Monday, April 2, 2012

HONEY


                                                            
 She used to take so much pride in her vegetable garden. I wasn’t allowed in it except to till the earth in the spring and pick the fruits of her labor in the fall. She would sit for hours on end, on her little mat, with her garden tools, stripping away each and every weed and imposter that didn’t belong there. Nothing was allowed there but what was intended to be there—the vegetables and the rich black earth they grew in. She would often work her way, from the far side, to the garden gate, so even her tracks wouldn’t show. Like everything she did, pride always took over and she made it so perfect.

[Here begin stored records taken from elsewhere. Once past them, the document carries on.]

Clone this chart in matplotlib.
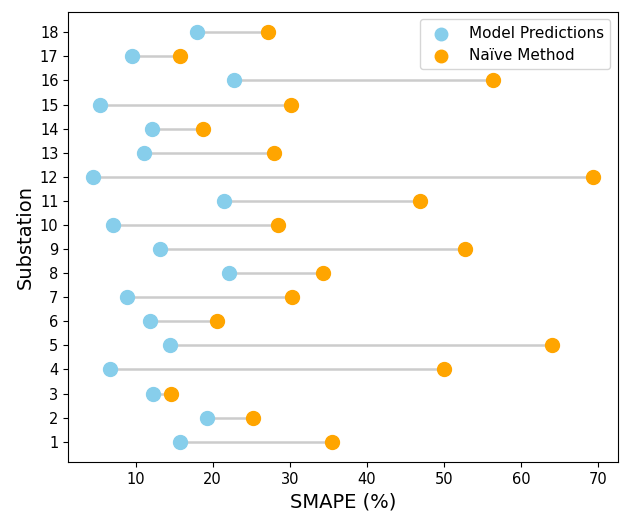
import matplotlib.pyplot as plt

# SMAPE por subestación
subestaciones = list(range(1, 19))
modelo = [15.7, 19.3, 12.2, 6.7, 14.4, 11.8, 8.9, 22.1, 13.2,
          7.1, 21.5, 4.5, 11.1, 12.1, 5.4, 22.8, 9.5, 17.9]
ingenuo = [35.5, 25.2, 14.6, 50.0, 64.0, 20.5, 30.3, 34.3, 52.7,
           28.5, 46.9, 69.3, 28.0, 18.7, 30.2, 56.4, 15.7, 27.2]

fig = plt.figure(figsize=(6.26, 5.13), dpi=100)
ax = fig.add_axes([0.109, 0.099, 0.878, 0.878])

ax.hlines(y=subestaciones, xmin=modelo, xmax=ingenuo, color='grey', alpha=0.4, lw=1.8)
ax.scatter(modelo, subestaciones, color='skyblue', s=100, label='Model Predictions', zorder=3)
ax.scatter(ingenuo, subestaciones, color='orange', s=100, label='Naïve Method', zorder=3)

ax.set_yticks(subestaciones)
ax.tick_params(labelsize=10.5)
ax.set_xlabel('SMAPE (%)', fontsize=14)
ax.set_ylabel('Substation', fontsize=14)
ax.legend(loc='upper right', fontsize=11, markerscale=0.9)

plt.savefig('out.png')
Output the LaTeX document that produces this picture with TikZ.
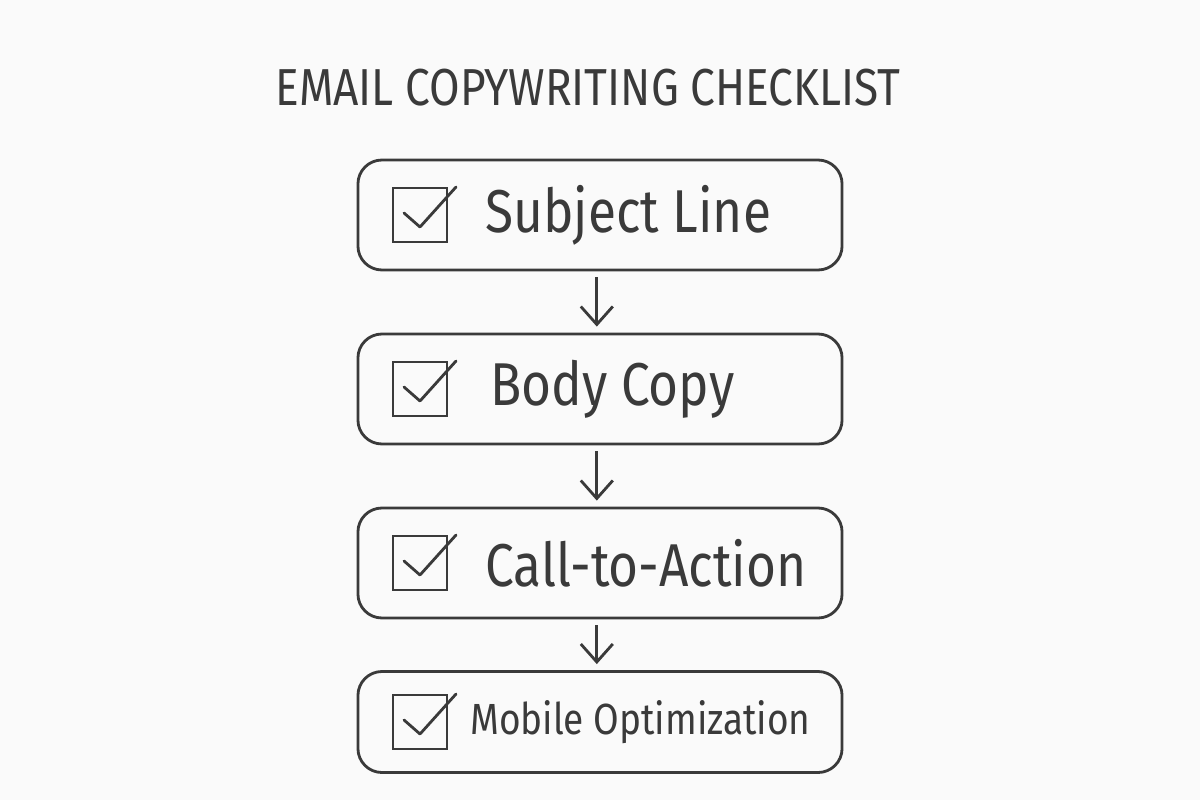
\documentclass[tikz,border=0pt]{standalone}
\usepackage{fontspec}
\setmainfont{Fira Sans}[FakeStretch=0.85]
\usepackage{tikz}
\usetikzlibrary{arrows.meta}

\definecolor{ink}{HTML}{3A3A3A}
\definecolor{paper}{HTML}{FAFAFA}

\tikzset{
  stepbox/.style={draw=ink, line width=2pt, rounded corners=6mm, minimum width=12.1cm, inner sep=0pt},
  tickbox/.style={draw=ink, line width=2pt, minimum size=1.35cm, inner sep=0pt},
  steplabel/.style={anchor=west, text=ink, inner sep=0pt, font=\fontsize{43}{48}\selectfont},
  flow/.style={draw=ink, line width=2pt, -{Straight Barb[length=4.5mm,width=8mm,line width=2pt]}}
}

\begin{document}
\begin{tikzpicture}[x=0.025cm, y=-0.025cm]
		\fill[paper] (0,0) rectangle (1200,800);
		\useasboundingbox (0,0) rectangle (1200,800);
		\node[text=ink, font=\fontsize{37}{44}\selectfont] (title) at (588,88) {EMAIL COPYWRITING CHECKLIST};
		\foreach \y/\h/\alph/\tx/\name in {
			215/110/subj/485/Subject Line,
			389/110/body/490/Body Copy,
			563/110/cta/485/Call-to-Action,
			722/101/mob/470/Mobile Optimization
		}{
			\node[stepbox, minimum height=\h*0.025cm] (\alph) at (600,\y) {};
			\node[tickbox] (\alph chk) at (420,\y) {};
			\draw[ink, line width=2pt, line cap=round, line join=round]
				([xshift=-0.4cm, yshift=0.05cm]\alph chk.center) -- ([yshift=-0.3cm]\alph chk.center) -- ([xshift=0.9cm, yshift=0.7cm]\alph chk.center);
			\ifnum\y=722
				\node[steplabel, font=\fontsize{31}{36}\selectfont] (\alph txt) at (\tx,\y) {\name};
			\else
				\node[steplabel] (\alph txt) at (\tx,\y) {\name};
			\fi
		}
		\foreach \a/\b in {subj/body, body/cta, cta/mob}
		{\draw[flow] ([xshift=-0.08cm, yshift=-0.15cm]\a.south) -- ([xshift=-0.08cm, yshift=0.15cm]\b.north);}
	\end{tikzpicture}
\end{document}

After the angels came that July day and took her away, the garden quickly turned to weeds. I was overwhelmed with her passing and knew I couldn’t grow, or tend, a garden that would be up to her standards, so I didn’t even try. It would have been almost sacrilegious to her memory. So, on a warm summer day, I took the fence down, tilled it up, and planted grass seed and two apple trees. Now I wait patiently for spring, and for apple blossoms to bloom over that special spot.

Years ago, Bobby Goldsboro sang a song called, “Honey.” Some parts of it are so reminiscent of her, and the words and melody filter through my mind whenever I walk past that tiny plot of earth.

“One day when I was not at home while she was there and all alone, the angels came. Now all I have is memories of Honey and I wake up nights and call her name.  Now my life’s an empty stage where Honey lived and Honey played and love grew up.  And a small cloud passes overhead and cries down on the flowerbed. And honey I miss you and I’m being good and I long to be with you if only I could.”

Who knew that a song that I listened to, so many times over the last fifty years, would someday fit my mood so closely and seem so relevant. As if it had been written, with my situation in mind, as a melodious expression of how I feel today. Music has always been special in this way. To say something is one thing, but to put it to music makes it so much better. How many times have you searched for the words to say what you want to say and then—there they are—already written and put to music.

People tell me that someday I will turn a corner and the rest of my life will start again. I believe I am on the right path, but it’s not a journey I want to hurry. I can wait to get to that corner. For, you see, my life really started with her. It didn’t amount to much until she came along and completed me. Somehow, no matter what life brings from here on in, I am sure it will end with her, too. It would only be fitting. In the meantime, I’ll buy my vegetables; and the fruit from those apple trees will be awesome.